By Vicente Morin Aguado
HAVANA TIMES – In the 1950s, it was common for people who lived in the city’s outskirts to say “let’s go shopping in Havana!” whenever they went to Central Havana or Old Havana.
They would head to an impressive congregation of stores selling everything you could possibly imagine back then. Today, only the buildings remain, which are underused or in ruins, witnesses of a past when walls and streets spoke for themselves.
A quick glance at the corner of Galiano (Ave. De Italia) and San Rafael holds onto the remains of what the Cuban capital used to be before it was shot down. There were huge department stores on all four corners: Flogar, which today only has merchandise on the first floor and in the mezzanine; Variedades Galiano, the old Ten Cent store belonging to the Woolworth chain, which also owned another 7 similar stores across the country; Fin de Siglo, which is now closed for renovation work; and El Encanto, victim of sabotage, a fierce fire that destroyed it in 1961.
These, normally 4-story, department store buildings have thousands of square meters of retail space, imitating merchandise and retail techniques which were similar to their counterparts in the United States at the time.
Did Fidel Castro save our country from going bankrupt? The Cuban Revolution is unusual because it holds onto certain Leninist theories, as socialism didn’t reach the island as a result of a general crisis. Seeing is believing, let’s continue on with our stroll through Havana.
Down San Rafael street to be exact, which has been undergoing repairs for a decade now, with the best intentions of creating a pedestrian boulevard which has yet to be completed; the path to hell is paved with the best intentions, people say.
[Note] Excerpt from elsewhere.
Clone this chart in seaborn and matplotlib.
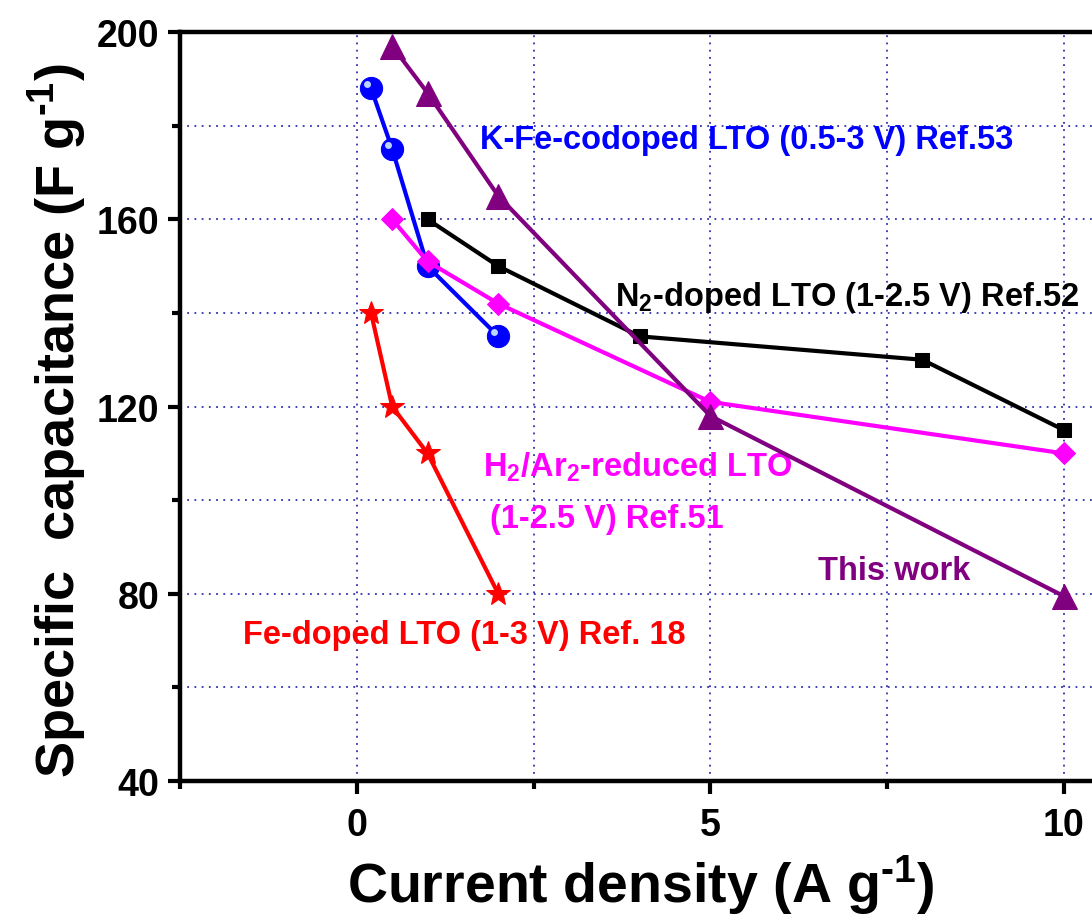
import matplotlib
matplotlib.use('Agg')
import matplotlib.pyplot as plt
import matplotlib.transforms as mtransforms
import numpy as np
import pandas as pd
import seaborn as sns

# data
kfe_x = [0.2, 0.5, 1, 2]
kfe_y = [188, 175, 150, 135]

work_x = [0.5, 1, 2, 5, 10]
work_y = [197, 187, 165, 118, 79.5]

n2_x = [1, 2, 4, 8, 10]
n2_y = [160, 150, 135, 130, 115]

h2_x = [0.5, 1, 2, 5, 10]
h2_y = [160, 151, 142, 121, 110]

fe_x = [0.2, 0.5, 1, 2]
fe_y = [140, 120, 110, 80]

sns.set_style('white')
plt.rcParams['font.family'] = ['Liberation Sans', 'DejaVu Sans']
plt.rcParams['mathtext.fontset'] = 'custom'
plt.rcParams['mathtext.rm'] = 'Liberation Sans:bold'
plt.rcParams['mathtext.it'] = 'Liberation Sans:bold'
plt.rcParams['mathtext.bf'] = 'Liberation Sans:bold'
plt.rcParams['text.color'] = 'black'
plt.rcParams['axes.labelcolor'] = 'black'
plt.rcParams['xtick.color'] = 'black'
plt.rcParams['ytick.color'] = 'black'

fig = plt.figure(figsize=(10.92, 9.2), dpi=100)
ax = fig.add_axes([0.165, 0.15, 0.835, 0.814])

series = [
    (kfe_x, kfe_y, '#0000FF', 'o', 16),
    (work_x, work_y, '#800080', '^', 18),
    (n2_x, n2_y, '#000000', 's', 10),
    (h2_x, h2_y, '#FF00FF', 'D', 11),
    (fe_x, fe_y, '#FF0000', '*', 18),
]
order = [2, 0, 3, 1, 4]
for i in order:
    x, y, c, m, ms = series[i]
    df = pd.DataFrame({'x': x, 'y': y})
    sns.lineplot(data=df, x='x', y='y', color=c, marker=m, markersize=ms,
                 markeredgecolor=c, linewidth=3, ax=ax, zorder=3 + order.index(i))

# sphere highlight on the blue points
hl = mtransforms.offset_copy(ax.transData, fig=fig, x=-3, y=3, units='points')
ax.plot(kfe_x, kfe_y, 'o', color='#BBD4FF', markersize=5, markeredgewidth=0,
        transform=hl, zorder=4.5)

ax.set_xlim(-2.5, 10.4)
ax.set_ylim(40, 200)
ax.set_xticks([0, 5, 10])
ax.set_xticks([-2.5, 2.5, 7.5], minor=True)
ax.set_yticks([40, 80, 120, 160, 200])
ax.set_yticks([60, 100, 140, 180], minor=True)

ax.grid(True, which='both', color='#3030B0', linestyle=(0, (1, 3)), linewidth=1.3)
ax.set_axisbelow(True)

for s in ['left', 'bottom', 'top']:
    ax.spines[s].set_linewidth(3.2)
    ax.spines[s].set_color('black')
ax.spines['right'].set_visible(False)

ax.tick_params(which='both', bottom=True, left=True, top=False, right=False,
               direction='out', width=3, colors='black')
ax.tick_params(which='major', length=9, labelsize=27, pad=6)
ax.tick_params(which='minor', length=6)
ax.tick_params(axis='x', which='major', pad=10)
for lab in ax.get_xticklabels() + ax.get_yticklabels():
    lab.set_fontweight('bold')

ax.set_xlabel('Current density (A g$^{\\text{-}1}$)', fontsize=40, fontweight='bold')
ax.set_ylabel('Specific  capacitance (F g$^{\\text{-}1}$)', fontsize=39, fontweight='bold')
ax.xaxis.set_label_coords(0.505, -0.095)
ax.yaxis.set_label_coords(-0.1, 0.483)

fs = 23.5
ax.text(1.74, 177, 'K-Fe-codoped LTO (0.5-3 V) Ref.53', color='#0000FF', fontsize=fs,
        fontweight='bold', ha='left', va='center')
ax.text(3.65, 143.6, 'N$_2$-doped LTO (1-2.5 V) Ref.52', color='black', fontsize=fs,
        fontweight='bold', ha='left', va='center')
ax.text(1.78, 107.3, 'H$_2$/Ar$_2$-reduced LTO', color='#FF00FF', fontsize=fs,
        fontweight='bold', ha='left', va='center')
ax.text(1.88, 96, '(1-2.5 V) Ref.51', color='#FF00FF', fontsize=fs,
        fontweight='bold', ha='left', va='center')
ax.text(6.53, 85, 'This work', color='#800080', fontsize=fs,
        fontweight='bold', ha='left', va='center')
ax.text(-1.61, 71.2, 'Fe-doped LTO (1-3 V) Ref. 18', color='#FF0000', fontsize=fs,
        fontweight='bold', ha='left', va='center')

fig.savefig('out.png', dpi=100)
We used to see an uninterrupted line of stores, which are in ruin or underused today, and the stores that have been renovated have been converted into hard-currency stores (TRDs), and yet they still don’t rival the merchandise in the stores of 70 years past.
The landscape back in 1955 was very different: Top of the line electrical appliances in Giralt, Longines and Omega Swiss watches, in Cuervo, Sobrino and Bared’s store windows, while J.Valles offered a selection of clothes with the option of buying with credit, which most customers took advantage of. Belinda Modas, Record stores—Puchito, Kubaney and Columbia, were also present, not forgetting El Telescopio which offered modern optician services.
The last block heading towards Central Park is home to two emblematic buildings in the Cuban capital: Hotel Inglaterra and the Grand Theater, an architectural wonder, which was a project by the Havana’s Galician society. Now, we’re walking down Paseo del Prado, towards the Capitolio, ending up on Calzada de Monte, whose official name pays tribute to the Liberation Army’s Chief Commander, the Dominican Maximo Gomez Baez.
Monte Street is a long street which used to connect the city within its walls with the surrounding fields back in colonial times, starting in front of Plaza de las Ursulinas and ending at the Intersection with Infanta Street, on the so-called Esquina de Tejas. Then, it becomes Calzada del Cerro, which is connected to 26th Street in Nuevo Vedado, where it continues under the name of 51st Avenue or Calzada de Puentes Grandes, formerly the Calzada Real de Marianao, and then it reaches the Central Highway which takes you straight to Pinar del Rio.
Fernando Pruna Bertot, 82, tells us about his young impressions of the splendors that used to line this important route in Havana:
“The whole part of Monte Street, from Zulueta up to Cuatro Caminos, was impressive. It was practically all stores, starting off in Plaza de las Ursulinas in Old Havana, the great La Sortija store, I remember the … Casa Fraga and El Cadete; the impressive Isla de Cuba store, which used to be the Isla de Cuba luxury hotel; Los Precios Fijos; La Isla; La Nueva Isla; El Gallo; the cutlery store La Sin Rival; countless furniture stores, including La Casa Mimbre; La Defensa; the famous Casa de los Tres Quilos, and of course Woolworths, Monte’s Ten Cent Store.
“The doorways were famous because you would always find dozens of street vendors and kiosks selling all kinds of things, from chickens with colored feathers, small turtles, candied apples, to the mountain of thousands of toys in days leading up to Three Kings’ Day, which really buzzed during Christmas time, Valentines Day or Mother’s Day.”
There are still street vendors, and they sell the strangest things. The same person might be selling toilet paper, a pack of candy and even pens. In short, they sell whatever appears.
Many stores have been closed because of building collapses or long-term renovation works, others sell used clothes and average-quality handicrafts.
Many sections of the buildings were seized in the early years of the Revolution, becoming residences and today, they have become small stores owned by private business owners, their owners making the most of their doorway leading out onto such a busy street.